═══ INFORMATION GIVEN

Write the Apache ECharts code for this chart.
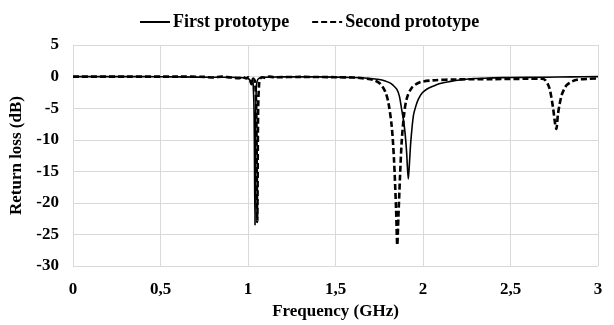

══════
═══ INFORMATION GIVEN

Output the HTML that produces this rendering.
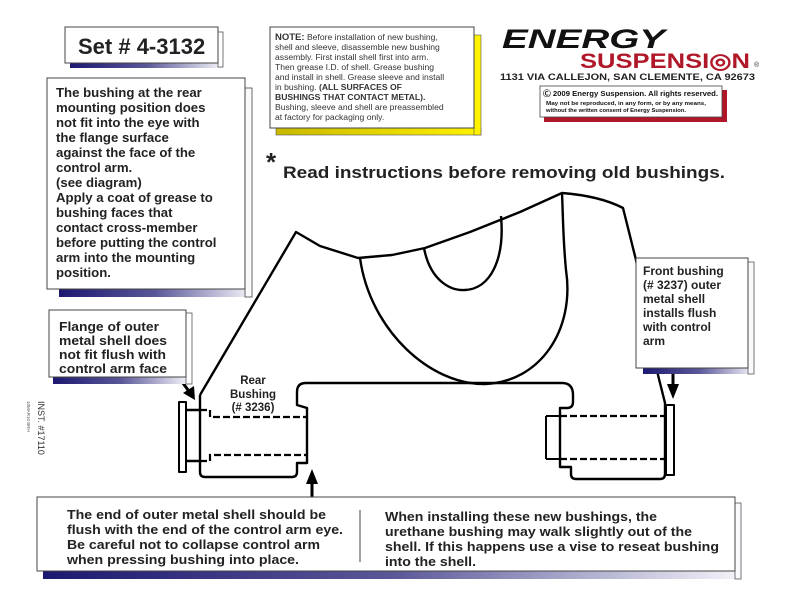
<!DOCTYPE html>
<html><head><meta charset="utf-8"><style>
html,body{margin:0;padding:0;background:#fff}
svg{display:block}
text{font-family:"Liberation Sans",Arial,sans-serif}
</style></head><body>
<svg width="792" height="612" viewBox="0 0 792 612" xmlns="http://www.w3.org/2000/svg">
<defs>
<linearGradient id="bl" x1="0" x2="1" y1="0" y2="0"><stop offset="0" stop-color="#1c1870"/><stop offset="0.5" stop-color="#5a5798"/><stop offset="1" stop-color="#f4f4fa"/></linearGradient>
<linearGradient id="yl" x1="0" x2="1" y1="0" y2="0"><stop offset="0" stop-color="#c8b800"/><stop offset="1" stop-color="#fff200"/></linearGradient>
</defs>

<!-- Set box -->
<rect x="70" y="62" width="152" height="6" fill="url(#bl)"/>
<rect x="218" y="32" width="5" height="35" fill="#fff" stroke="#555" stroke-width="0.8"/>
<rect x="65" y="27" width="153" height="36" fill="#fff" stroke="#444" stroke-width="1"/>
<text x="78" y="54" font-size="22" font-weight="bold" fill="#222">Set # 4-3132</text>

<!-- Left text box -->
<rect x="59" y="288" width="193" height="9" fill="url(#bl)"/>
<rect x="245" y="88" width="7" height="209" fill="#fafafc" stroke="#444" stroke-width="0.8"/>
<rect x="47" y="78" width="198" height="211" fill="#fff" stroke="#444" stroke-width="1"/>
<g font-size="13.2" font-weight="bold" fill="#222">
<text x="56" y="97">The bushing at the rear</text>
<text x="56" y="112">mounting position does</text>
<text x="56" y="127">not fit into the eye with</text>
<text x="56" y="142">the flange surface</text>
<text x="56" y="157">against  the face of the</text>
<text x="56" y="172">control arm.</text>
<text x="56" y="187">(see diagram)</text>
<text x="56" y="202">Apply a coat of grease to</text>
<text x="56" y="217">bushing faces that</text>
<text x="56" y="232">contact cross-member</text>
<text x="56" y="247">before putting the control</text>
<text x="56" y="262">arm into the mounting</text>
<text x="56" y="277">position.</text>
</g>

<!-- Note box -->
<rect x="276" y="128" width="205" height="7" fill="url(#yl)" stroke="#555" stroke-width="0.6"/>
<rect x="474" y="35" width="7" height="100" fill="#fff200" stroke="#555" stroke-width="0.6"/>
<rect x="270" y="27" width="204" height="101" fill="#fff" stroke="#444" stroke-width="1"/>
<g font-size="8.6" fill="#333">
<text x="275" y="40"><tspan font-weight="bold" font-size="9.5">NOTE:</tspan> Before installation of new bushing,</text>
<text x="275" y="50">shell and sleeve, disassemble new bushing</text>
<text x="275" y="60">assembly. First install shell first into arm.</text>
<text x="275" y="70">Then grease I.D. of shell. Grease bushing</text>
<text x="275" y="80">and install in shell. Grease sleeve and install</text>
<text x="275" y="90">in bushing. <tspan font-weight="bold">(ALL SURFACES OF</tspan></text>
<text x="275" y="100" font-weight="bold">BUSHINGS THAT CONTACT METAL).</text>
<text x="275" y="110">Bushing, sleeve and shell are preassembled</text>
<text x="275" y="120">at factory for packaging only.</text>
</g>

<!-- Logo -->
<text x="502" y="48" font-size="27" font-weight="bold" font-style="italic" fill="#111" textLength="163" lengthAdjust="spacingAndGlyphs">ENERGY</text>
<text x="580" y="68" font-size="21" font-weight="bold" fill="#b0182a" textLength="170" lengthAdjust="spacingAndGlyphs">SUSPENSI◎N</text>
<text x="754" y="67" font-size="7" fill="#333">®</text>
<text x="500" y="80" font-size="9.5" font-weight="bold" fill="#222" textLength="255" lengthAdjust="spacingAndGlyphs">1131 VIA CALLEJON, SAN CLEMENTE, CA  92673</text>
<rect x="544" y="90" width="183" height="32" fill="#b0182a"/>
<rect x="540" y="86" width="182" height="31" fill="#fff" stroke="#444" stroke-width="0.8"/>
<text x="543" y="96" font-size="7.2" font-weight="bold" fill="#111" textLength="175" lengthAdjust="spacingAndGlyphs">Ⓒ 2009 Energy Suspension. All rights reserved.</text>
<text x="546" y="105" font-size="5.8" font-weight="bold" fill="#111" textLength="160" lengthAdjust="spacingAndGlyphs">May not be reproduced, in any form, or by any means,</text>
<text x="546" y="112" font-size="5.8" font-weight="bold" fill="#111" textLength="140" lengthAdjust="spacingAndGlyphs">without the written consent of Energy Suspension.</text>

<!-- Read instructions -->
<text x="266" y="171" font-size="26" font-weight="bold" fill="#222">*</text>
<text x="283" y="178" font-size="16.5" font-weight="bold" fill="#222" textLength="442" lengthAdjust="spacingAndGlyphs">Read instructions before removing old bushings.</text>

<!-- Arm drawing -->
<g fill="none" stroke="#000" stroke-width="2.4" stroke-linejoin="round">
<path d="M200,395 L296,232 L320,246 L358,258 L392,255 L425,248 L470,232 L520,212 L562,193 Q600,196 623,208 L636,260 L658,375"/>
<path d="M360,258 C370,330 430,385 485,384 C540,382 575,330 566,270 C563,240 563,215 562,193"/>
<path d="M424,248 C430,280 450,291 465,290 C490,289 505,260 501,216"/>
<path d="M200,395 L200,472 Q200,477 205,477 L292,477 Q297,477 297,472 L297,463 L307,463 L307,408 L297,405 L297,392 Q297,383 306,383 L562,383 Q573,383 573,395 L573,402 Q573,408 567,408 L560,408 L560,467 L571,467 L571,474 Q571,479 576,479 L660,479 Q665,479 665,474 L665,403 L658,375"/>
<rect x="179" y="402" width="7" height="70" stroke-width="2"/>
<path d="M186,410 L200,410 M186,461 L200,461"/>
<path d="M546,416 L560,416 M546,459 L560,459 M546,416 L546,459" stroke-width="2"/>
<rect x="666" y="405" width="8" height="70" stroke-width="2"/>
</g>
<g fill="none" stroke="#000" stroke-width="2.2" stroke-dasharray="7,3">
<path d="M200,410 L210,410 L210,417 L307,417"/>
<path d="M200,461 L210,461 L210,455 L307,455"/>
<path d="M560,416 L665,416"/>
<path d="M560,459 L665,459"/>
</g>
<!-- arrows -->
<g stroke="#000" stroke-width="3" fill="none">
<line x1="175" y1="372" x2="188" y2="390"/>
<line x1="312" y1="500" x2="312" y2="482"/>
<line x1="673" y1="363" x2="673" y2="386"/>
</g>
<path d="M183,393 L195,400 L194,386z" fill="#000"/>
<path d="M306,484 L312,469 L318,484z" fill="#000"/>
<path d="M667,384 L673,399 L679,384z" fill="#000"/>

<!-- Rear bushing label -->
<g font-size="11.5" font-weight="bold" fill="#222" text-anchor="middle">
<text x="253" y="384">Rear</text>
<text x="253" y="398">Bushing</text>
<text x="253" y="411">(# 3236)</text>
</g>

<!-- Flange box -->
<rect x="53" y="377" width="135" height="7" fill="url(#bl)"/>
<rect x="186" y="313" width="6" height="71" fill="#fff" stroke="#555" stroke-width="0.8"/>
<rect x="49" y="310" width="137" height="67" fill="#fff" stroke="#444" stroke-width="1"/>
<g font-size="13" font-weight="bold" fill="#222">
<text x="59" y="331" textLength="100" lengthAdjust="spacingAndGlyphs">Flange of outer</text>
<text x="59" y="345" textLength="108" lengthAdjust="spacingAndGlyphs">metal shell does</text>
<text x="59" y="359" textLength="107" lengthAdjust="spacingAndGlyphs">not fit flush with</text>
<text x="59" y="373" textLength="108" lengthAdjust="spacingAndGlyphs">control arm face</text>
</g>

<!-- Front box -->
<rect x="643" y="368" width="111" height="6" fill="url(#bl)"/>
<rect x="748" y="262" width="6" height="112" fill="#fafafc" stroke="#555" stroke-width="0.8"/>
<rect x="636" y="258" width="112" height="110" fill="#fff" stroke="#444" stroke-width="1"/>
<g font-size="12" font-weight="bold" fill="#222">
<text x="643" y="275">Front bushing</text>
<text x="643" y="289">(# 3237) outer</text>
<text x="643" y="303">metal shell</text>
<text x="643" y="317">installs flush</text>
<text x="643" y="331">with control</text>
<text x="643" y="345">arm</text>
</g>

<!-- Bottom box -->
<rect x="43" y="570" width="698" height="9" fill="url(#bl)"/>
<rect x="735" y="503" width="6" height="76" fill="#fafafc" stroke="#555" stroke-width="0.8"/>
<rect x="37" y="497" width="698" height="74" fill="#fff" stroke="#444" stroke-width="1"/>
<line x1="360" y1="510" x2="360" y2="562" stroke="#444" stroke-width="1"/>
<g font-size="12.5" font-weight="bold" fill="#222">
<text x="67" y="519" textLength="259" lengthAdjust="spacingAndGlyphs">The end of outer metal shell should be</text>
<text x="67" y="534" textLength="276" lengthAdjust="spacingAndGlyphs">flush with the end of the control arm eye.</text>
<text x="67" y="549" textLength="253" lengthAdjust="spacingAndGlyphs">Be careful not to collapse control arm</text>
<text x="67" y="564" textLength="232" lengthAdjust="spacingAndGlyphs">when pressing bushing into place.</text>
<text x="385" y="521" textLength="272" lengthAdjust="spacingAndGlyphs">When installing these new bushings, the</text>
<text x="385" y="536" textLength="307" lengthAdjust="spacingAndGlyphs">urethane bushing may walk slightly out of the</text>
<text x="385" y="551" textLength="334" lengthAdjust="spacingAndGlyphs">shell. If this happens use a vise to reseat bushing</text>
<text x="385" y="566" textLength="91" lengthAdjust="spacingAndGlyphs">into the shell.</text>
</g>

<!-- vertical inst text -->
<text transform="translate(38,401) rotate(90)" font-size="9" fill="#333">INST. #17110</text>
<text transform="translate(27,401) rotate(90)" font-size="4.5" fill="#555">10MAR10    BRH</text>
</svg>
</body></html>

══════
═══ INFORMATION GIVEN

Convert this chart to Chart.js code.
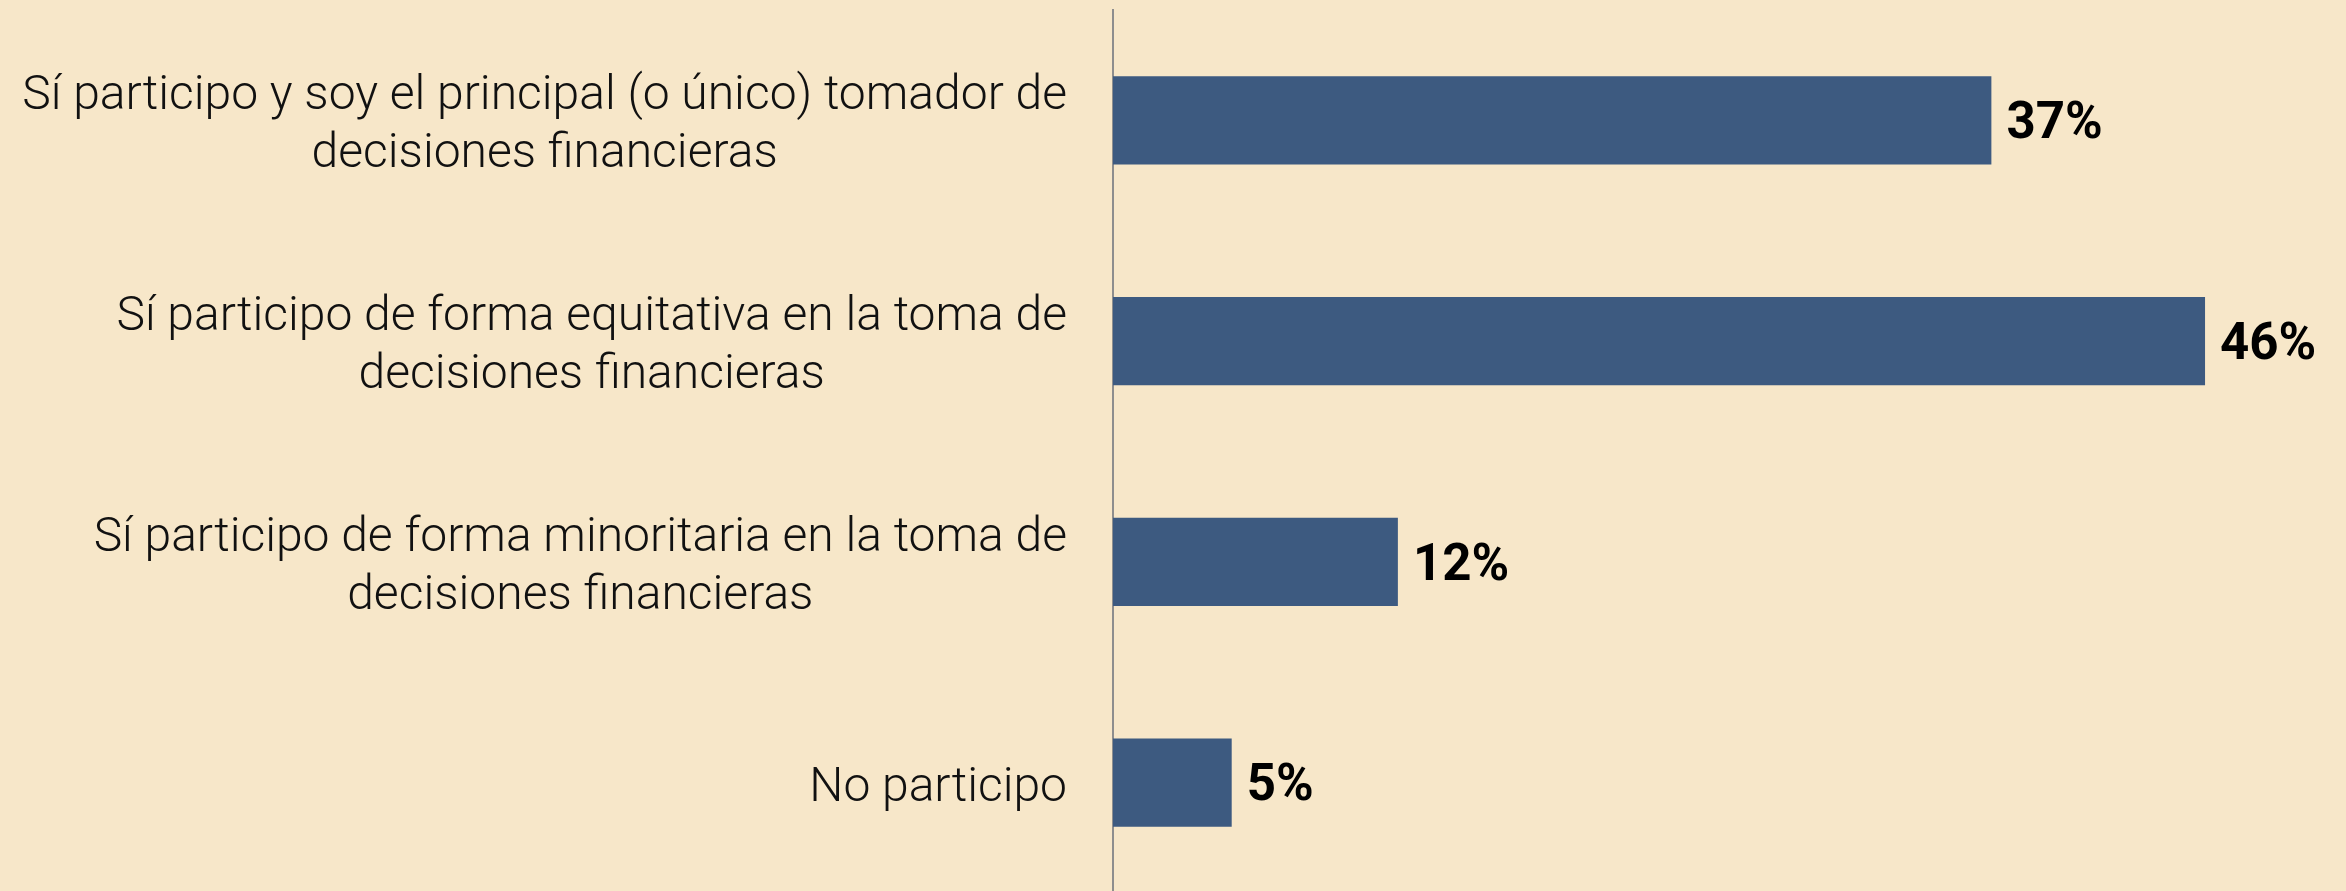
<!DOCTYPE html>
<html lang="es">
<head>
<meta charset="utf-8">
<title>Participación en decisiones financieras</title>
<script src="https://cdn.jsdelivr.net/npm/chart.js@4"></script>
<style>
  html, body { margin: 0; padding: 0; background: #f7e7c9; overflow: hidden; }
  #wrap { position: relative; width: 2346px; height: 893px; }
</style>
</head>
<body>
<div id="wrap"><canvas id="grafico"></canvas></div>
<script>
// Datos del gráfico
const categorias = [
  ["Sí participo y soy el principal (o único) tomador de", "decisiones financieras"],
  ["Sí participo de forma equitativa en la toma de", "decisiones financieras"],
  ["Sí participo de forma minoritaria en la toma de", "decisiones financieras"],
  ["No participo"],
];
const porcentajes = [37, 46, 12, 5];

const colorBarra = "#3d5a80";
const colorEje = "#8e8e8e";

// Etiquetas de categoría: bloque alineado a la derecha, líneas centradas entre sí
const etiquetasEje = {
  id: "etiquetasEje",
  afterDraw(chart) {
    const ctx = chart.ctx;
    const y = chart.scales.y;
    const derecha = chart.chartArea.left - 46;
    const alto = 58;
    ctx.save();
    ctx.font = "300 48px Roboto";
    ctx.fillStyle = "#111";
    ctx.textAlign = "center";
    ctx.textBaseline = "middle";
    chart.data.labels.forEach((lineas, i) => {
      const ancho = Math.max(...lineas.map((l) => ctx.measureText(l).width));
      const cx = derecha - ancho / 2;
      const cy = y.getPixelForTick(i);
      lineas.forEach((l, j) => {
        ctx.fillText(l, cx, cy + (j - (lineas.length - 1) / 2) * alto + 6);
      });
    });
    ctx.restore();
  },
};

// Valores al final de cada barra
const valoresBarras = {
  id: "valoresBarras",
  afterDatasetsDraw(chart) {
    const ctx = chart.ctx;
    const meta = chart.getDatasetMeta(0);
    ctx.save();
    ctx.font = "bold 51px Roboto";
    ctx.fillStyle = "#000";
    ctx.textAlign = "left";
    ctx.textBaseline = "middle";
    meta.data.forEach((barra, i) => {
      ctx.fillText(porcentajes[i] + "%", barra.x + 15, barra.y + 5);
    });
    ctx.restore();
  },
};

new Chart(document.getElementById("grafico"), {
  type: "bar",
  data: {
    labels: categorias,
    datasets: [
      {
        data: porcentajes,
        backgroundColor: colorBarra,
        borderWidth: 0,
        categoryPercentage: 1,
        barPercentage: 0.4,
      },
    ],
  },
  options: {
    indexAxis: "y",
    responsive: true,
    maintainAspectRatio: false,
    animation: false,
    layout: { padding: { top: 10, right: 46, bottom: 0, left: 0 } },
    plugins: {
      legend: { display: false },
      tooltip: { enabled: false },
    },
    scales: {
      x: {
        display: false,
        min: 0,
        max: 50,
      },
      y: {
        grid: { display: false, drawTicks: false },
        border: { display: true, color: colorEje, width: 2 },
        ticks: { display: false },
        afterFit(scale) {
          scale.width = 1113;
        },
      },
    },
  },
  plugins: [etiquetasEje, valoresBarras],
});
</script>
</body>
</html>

══════

◆ JOB ◆
In the listing above, find the line with "Convert this chart to Chart.js code." and the line with "const porcentajes = [37, 46, 12, 5];". Set down exactly those lines and everything between them, skipping pictures.

◆ WRITTEN SOLUTION ◆
Convert this chart to Chart.js code.
<!DOCTYPE html>
<html lang="es">
<head>
<meta charset="utf-8">
<title>Participación en decisiones financieras</title>
<script src="https://cdn.jsdelivr.net/npm/chart.js@4"></script>
<style>
  html, body { margin: 0; padding: 0; background: #f7e7c9; overflow: hidden; }
  #wrap { position: relative; width: 2346px; height: 893px; }
</style>
</head>
<body>
<div id="wrap"><canvas id="grafico"></canvas></div>
<script>
// Datos del gráfico
const categorias = [
  ["Sí participo y soy el principal (o único) tomador de", "decisiones financieras"],
  ["Sí participo de forma equitativa en la toma de", "decisiones financieras"],
  ["Sí participo de forma minoritaria en la toma de", "decisiones financieras"],
  ["No participo"],
];
const porcentajes = [37, 46, 12, 5];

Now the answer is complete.